Wider is a little harder to fit in the fender. But looks is the main one.

I believe the stock backspacing is 5.25", but i don't know if thats for the 6" or 7" wide wheels. Would you like a pic of mine and my brothers?

bigjim350
04-08-2013, 11:38 PM
I ran 30" tires on a 15x8 wheel with a 4" backspace and only 2" of lift and had no problems.. Almost every aftermarket steel wheel comes standard with 4" backspace. A 4" backspace will make the outside of the tire about even with the flares, maybe just a tiny bit outside of the flares depending on the tire.

Paddletrucker
04-09-2013, 07:09 AM
Would you like a pic of mine and my brothers?

Sure! I never would turn down Jeep pictures to look at and compare.:D

Paddletrucker
04-09-2013, 07:12 AM
I ran 30" tires on a 15x8 wheel with a 4" backspace and only 2" of lift and had no problems.. Almost every aftermarket steel wheel comes standard with 4" backspace. A 4" backspace will make the outside of the tire about even with the flares, maybe just a tiny bit outside of the flares depending on the tire.

That sounds about what I want, I think. I'm not too worried about stuffing the tire up into the fender, as I'm not really a hardcore wheeler. Now later on, after I add some more inches:D:D maybe I will.

Right now, it just has to take me fishing.:thumbsup:

XJ Wheeler
04-09-2013, 02:56 PM
Sure! I never would turn down Jeep pictures to look at and compare.:D

Okie dokie! Mine is the blue one, with 4.5" lift (measures 5"f, 5.5"r)- 31x10.50x15s- 15x8" with 3 3/4" bs. His (red) has 3" lift (measures 2"f, 2.5"r)-31x10.50x15s-15x8 with 3 1/2" bs.

http://i1108.photobucket.com/albums/h401/xj-wheeler/Chris%20Jeeps/CIMG9715-1.jpg

Paddletrucker
04-09-2013, 04:07 PM
Awesome looking gear. I really think I want to stay on 31's, but I'm thinking I wanna go up a touch more than 3". I think I'll do the three and see what I think. Yours is about the look I'm going for. I really like the back spacing on those wheels!

I appreciate the pic!


Sent from my iPhone using Tapatalk

XJ Wheeler
04-09-2013, 09:12 PM
Awesome looking gear. I really think I want to stay on 31's, but I'm thinking I wanna go up a touch more than 3". I think I'll do the three and see what I think. Yours is about the look I'm going for. I really like the back spacing on those wheels!

I appreciate the pic!


Sent from my iPhone using Tapatalk

Happy to help, and thanks!

XjJeepacorn
04-10-2013, 12:05 AM
Rough Country instructions are useless. I just did my 4.5 RC lift this weekend.

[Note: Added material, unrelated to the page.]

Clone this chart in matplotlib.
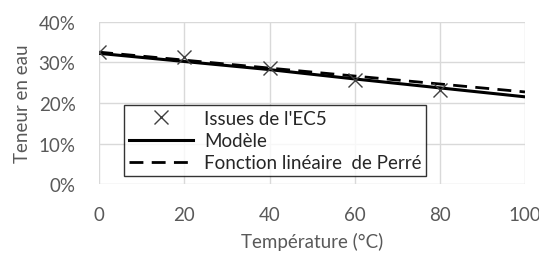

I really like how the instructions say remove part and install replacement part. No tips or anything. I will give RC this, if you do have a question, call them and the sales rep (at least for me) is helpful.

I find that's how most people's write ups are to lol!

XjJeepacorn
04-10-2013, 12:14 AM
And back to what who ever was saying about those pain in the butt rear upper shock mount bolts, holly pita! Here I am installing my lift thinking oh the rear ones will be easy... Annnnntttttt wrong! I ended up torching those suckers out lol!
Now this time around, I have ordered ball pin eliminators. I HIGHLY recommend looking into this. If you wanna keep your jeep a really long time you'll have to do them again, or if you decide you want a bigger lift. I wish I knew about these back then. Detours has some I believe. I ordered from a Canadian company because shipping and import fees suck for me (sorry fellas) so yeah check em' out!